>>>

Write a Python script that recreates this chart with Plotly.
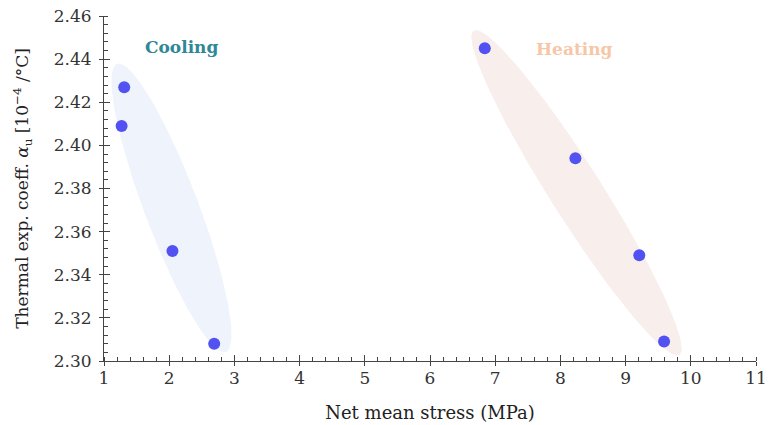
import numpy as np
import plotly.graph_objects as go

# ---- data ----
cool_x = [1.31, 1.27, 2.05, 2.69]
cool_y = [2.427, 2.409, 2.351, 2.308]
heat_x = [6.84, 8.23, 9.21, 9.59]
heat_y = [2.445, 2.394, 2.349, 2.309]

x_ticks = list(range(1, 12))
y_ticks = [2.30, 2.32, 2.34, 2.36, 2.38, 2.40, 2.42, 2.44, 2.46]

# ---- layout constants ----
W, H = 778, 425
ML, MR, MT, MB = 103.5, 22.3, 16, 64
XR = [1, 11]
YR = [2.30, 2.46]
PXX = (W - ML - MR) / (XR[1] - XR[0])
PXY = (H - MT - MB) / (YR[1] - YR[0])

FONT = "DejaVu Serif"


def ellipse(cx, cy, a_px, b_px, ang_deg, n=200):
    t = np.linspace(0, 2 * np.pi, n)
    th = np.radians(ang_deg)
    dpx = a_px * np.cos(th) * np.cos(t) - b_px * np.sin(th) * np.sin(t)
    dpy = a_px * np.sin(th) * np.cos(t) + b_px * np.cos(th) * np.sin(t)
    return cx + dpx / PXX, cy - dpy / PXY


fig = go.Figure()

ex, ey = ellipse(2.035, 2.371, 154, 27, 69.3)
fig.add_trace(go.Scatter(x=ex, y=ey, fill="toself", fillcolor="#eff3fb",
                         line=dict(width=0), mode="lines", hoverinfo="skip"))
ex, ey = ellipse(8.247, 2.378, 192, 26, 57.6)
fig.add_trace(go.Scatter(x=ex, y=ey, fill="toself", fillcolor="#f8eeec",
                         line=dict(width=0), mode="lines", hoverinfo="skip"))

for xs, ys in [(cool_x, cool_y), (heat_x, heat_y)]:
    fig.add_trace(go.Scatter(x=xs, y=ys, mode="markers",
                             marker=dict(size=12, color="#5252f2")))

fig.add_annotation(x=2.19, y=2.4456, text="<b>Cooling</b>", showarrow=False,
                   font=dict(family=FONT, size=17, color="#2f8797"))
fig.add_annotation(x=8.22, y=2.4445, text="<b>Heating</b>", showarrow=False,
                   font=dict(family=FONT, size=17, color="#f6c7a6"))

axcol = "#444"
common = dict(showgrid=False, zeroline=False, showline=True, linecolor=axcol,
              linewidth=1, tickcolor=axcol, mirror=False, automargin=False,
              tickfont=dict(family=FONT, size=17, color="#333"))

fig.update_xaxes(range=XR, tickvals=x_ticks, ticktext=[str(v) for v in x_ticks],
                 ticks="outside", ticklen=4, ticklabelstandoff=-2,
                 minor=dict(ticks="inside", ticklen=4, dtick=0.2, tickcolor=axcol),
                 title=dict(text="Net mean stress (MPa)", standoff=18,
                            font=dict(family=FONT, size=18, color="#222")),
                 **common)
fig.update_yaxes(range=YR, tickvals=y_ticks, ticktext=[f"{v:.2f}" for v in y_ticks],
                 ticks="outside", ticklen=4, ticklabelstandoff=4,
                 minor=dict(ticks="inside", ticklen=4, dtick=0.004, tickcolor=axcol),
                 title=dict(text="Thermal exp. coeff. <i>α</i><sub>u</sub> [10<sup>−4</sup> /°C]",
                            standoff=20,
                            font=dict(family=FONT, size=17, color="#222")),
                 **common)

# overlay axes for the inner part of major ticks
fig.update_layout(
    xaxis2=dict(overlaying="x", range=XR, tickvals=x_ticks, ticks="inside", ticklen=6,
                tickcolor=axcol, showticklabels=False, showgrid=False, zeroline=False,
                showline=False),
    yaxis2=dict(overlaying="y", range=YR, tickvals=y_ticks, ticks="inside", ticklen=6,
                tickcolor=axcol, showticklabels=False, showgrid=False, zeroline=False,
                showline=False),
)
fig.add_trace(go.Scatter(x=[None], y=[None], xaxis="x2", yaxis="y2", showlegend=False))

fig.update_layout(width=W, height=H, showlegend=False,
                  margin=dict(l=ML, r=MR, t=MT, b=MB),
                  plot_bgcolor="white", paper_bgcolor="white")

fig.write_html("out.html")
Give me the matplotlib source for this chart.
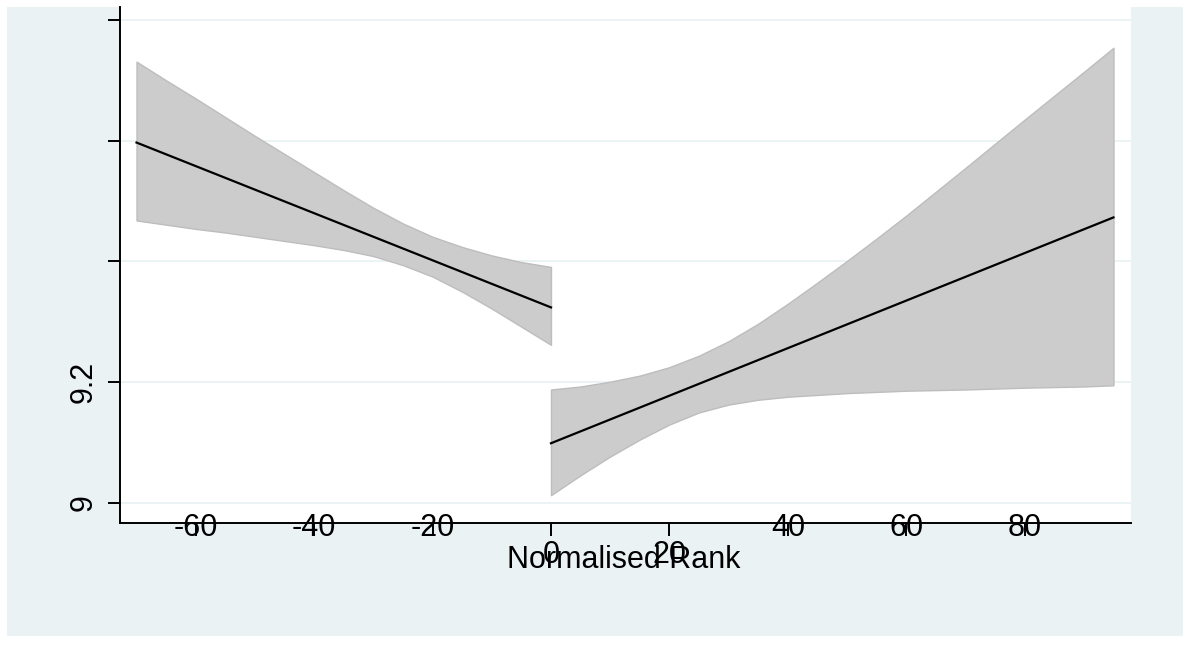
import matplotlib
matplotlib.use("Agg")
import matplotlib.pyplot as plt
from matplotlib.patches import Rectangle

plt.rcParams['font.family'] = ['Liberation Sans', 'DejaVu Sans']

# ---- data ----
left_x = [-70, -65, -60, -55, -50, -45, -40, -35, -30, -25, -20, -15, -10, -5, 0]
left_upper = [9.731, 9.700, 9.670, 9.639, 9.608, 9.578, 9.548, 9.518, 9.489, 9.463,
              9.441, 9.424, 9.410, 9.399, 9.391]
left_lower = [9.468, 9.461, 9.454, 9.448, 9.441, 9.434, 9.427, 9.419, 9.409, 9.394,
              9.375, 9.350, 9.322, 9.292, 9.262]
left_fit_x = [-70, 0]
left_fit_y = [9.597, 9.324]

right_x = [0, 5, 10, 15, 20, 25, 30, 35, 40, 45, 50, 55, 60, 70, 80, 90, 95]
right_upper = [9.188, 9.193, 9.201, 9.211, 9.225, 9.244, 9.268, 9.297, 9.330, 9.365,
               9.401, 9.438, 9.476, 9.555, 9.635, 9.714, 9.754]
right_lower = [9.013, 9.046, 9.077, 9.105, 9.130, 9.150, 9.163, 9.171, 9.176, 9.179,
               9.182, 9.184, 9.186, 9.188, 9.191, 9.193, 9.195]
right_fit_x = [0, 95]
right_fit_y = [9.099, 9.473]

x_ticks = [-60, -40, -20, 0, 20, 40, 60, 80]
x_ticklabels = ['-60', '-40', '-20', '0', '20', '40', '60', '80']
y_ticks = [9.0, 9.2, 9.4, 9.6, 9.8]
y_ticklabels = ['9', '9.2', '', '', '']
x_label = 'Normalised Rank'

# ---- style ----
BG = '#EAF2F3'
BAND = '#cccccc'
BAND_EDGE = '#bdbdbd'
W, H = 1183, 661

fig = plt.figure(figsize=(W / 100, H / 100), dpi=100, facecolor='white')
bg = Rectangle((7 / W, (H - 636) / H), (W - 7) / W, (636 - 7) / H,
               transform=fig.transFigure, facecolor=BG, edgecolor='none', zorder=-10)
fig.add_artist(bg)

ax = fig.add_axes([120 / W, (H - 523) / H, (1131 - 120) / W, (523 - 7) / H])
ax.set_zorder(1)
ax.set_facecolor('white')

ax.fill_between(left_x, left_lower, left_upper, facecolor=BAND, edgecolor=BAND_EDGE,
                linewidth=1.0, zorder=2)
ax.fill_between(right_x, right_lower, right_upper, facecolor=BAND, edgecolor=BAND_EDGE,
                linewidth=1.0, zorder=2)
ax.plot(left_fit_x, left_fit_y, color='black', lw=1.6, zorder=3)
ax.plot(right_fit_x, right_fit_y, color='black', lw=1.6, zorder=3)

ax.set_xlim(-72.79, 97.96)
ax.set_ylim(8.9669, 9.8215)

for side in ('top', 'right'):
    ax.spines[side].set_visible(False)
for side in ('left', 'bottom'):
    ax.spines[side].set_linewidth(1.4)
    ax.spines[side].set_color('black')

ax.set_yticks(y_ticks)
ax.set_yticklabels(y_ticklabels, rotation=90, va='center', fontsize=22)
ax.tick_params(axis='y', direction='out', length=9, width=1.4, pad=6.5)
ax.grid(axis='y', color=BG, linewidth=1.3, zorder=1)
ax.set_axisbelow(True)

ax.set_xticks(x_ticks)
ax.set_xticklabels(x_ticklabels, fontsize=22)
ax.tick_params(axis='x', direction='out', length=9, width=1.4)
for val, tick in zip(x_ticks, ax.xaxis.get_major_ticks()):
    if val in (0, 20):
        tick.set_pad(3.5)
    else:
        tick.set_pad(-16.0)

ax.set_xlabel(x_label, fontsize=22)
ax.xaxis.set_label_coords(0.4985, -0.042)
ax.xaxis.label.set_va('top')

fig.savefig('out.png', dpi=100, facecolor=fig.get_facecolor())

<<<

§ What you need to do
Give the number of lines that carry the word "chart", with nothing added.

§ Result
2